Conflicts always happen for a reason. It's not like people are stupid and they're just failing to realize that they could, like, not fight each other or something. Most CW issues aren't very amenable to compromise either - there's no physical piece of territory that you can split up 50/50. You either accept MTFs as women or you don't, you either pay reparations or you don't, etc. That's part of what makes the conflicts so interminable.
I am neither an orthodox leftist nor an orthodox rightist, so I don't want to pretend I can speak for anyone. But I think the obvious flaw in your theory is that avoiding total capitulation through partial accommodation is sort of the whole point. In an existential struggle, we can be certain that one side will cease to exist. I would have liked to see Leftists respond to the 2016 Trump victory in a way that didn't lead me to link that one Brecht poem constantly.
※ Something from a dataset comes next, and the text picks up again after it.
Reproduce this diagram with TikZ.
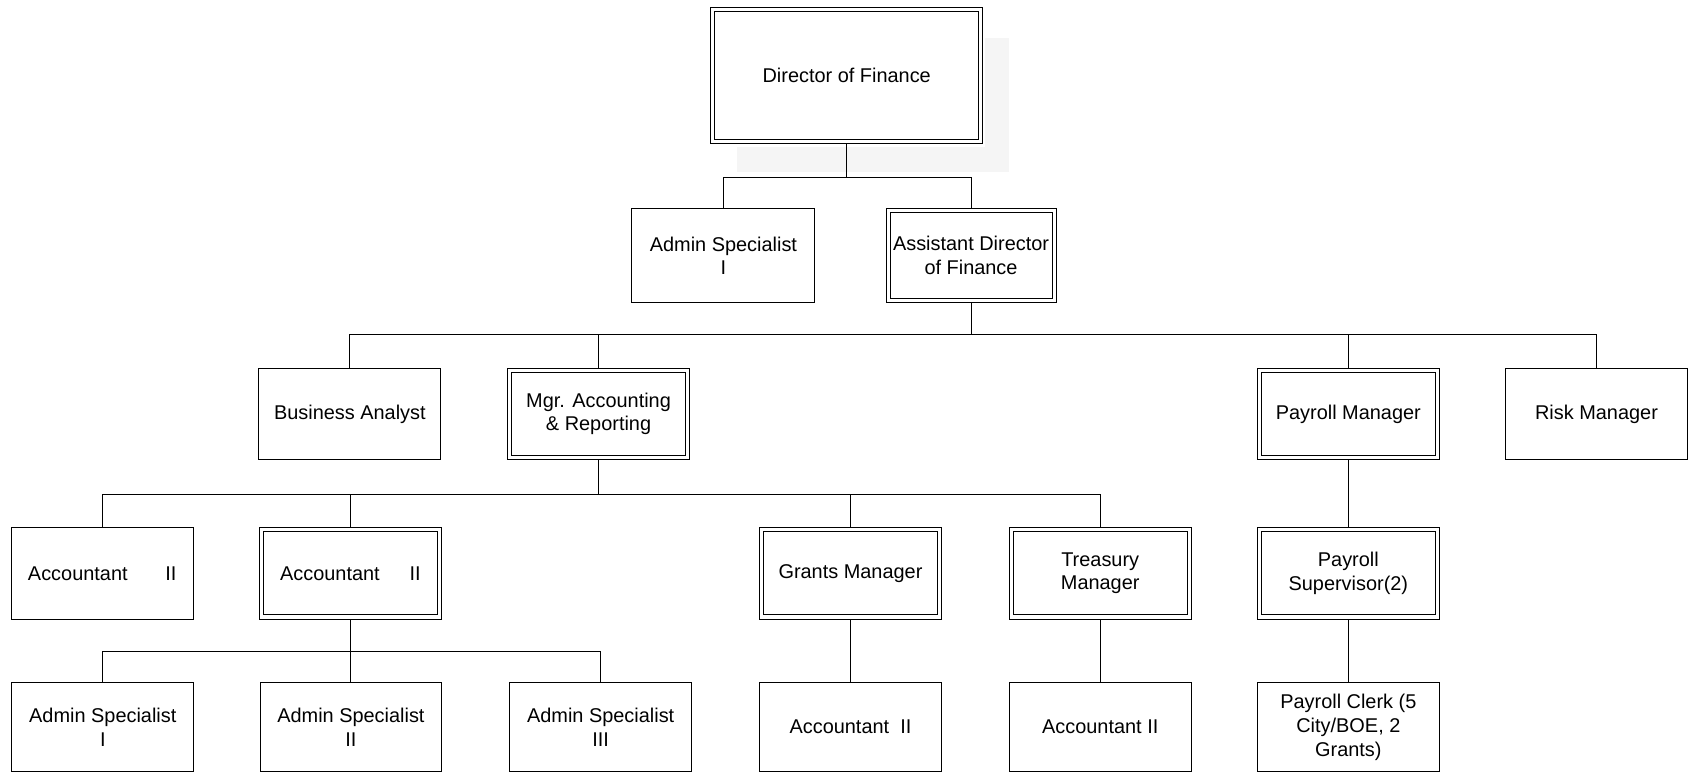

And I would like to see Republicans respond to the 2020 Trump loss by coming to terms with the facts, rather than denying them.
And to be frank, I disagree with the idea that...
For the most part, we had compromises on most of these positions that were broadly perceived as "good enough" in the Washington Consensus period of 1992-2008. People who want to transition are allowed to, with their own funds, and will be accepted or rejected on an ad hoc social basis. Most high concept and many lowbrow sit coms had a [now considered insensitive] very special episode on the topic. Affirmative Action is accepted in a limited way, but not at a scale that would present significant problems to advancement for talented white people.
One could say those weren't stable equilibria, that it was a slippery slope to a decision one way or the other. I'm not sure I agree, but I'm not sure by what mechanism to disagree.